Salı

İslâmî hikmet (bilgelik) açısından insanlar iki kısma ayrılır: Süeda ve eşkıya (saidler ve şakîler). Saidler Allah’ın iman, ilim, irfan, hikmet, mutluluk, hidayet vermiş olduğu iyi insanlardır. Şakîler ise kalpleri mühürlü, inkârcı, kulakları tıkalı, basiretleri bağlı kötü kişilerdir. İslâmî bir sistemde saidlerin okutulması, şakîlerin ise okutulmaması gerekir. Hazret-i Ali kerremallahü veche ve radiyallahu anh efendimiz “Eşrara (şerirlere, kötü kişilere) ilim öğretmek, eşkıyaya silah temin etmek gibidir” buyurmuşlardır.

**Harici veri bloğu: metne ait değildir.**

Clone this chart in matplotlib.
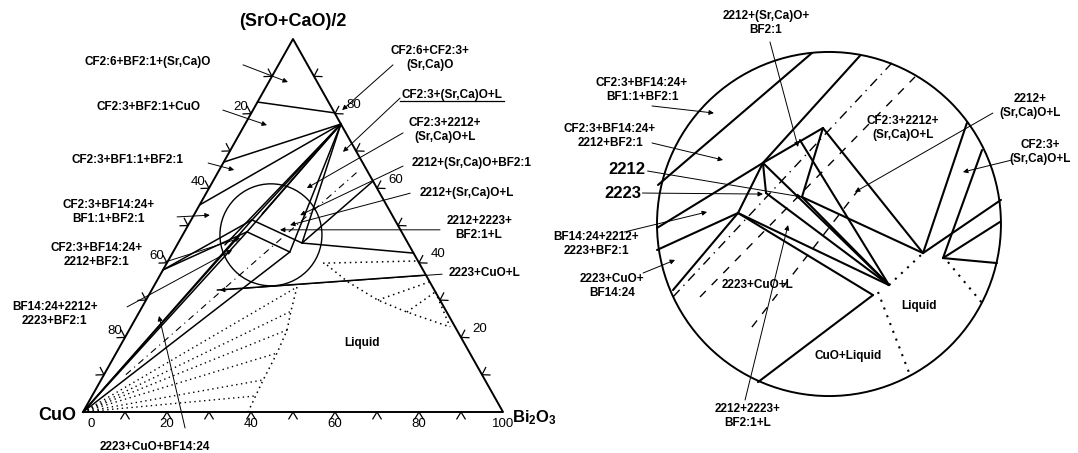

Bu devirde hiçbir ayırım yapılmadan herkes okutulmaktadır. Bu belki eşitlik ilkesine uygundur ama hikmete uygun değildir. PKK lideri Apo cenabları okumayıp da câhil kalmış olsaydı bugünkü zararı verebilir miydi? 50’li yıllarda Koçero, Hakimo gibi cahil, okumamış, tahsilsiz haydutlar vardı. Birer tüfenk edinirler, küçük bir çete kurarlar, mevzii soygunlar yaparlar, meselâ bir otobüsü durdurup yolcuların paralarını, saatlerini, mücevherlerini falan alırlardı. Koçero ve Hakimo üniversite tahsilli olsaydılar fesatları, zararları, haydutlukları bin misli fazla olurdu, bütün ülkeyi fitne ve fesada verirlerdi.

18’inci, 19’uncu asırlarda hipnotizma ve manyetizm tıbta çokça kullanılıyordu. Birtakım aşağılık, kötü doktorlar çıkıyor ve kadın hastaların bazısını uyuttuktan sonra onlara tecavüz ediyorlardı. Böyle adamlara tıp tahsili vermek, onları doktor etmek doğru mudur? Yüksek din ilimleri de rastgele herkese öğretilemez. Din istismarı yapacak, dinî ihtisasını şahsî servet elde etmek için kullanacak alçak insanların din âlimi yapılması toplumu çökertir. Haydi laikler ve çağdaşlar evrensel hikmet kurallarını bilmiyor, peki bunlardan bîhaber olan Müslümanlara, İslâmcılara ne demeli?

Son elli yıl zarfında Müslümanlar, kesinlikle okutulmaması gereken birtakım çürük elemanları okutmuşlar, diploma sahibi kılmışlar ve bu yüzden dinî hizmet ve faaliyetler büyük zarar görmüştür. Sadece zekâ katsayısının yüksek olması yeterli değildir. Cibilliyet, tıynet, karakter, ahlâk, fazilet bakımından da üstün olmalıdır kendilerine ilim öğretilecek, tahsil yaptırılacak gençler. Soysuzu vali yapmışlar, ilk önce babasını astırtmış diye bir laf vardır. Soysuz ve şakî kişi okudukça daha zararlı, daha şerir, daha tahripkâr olur.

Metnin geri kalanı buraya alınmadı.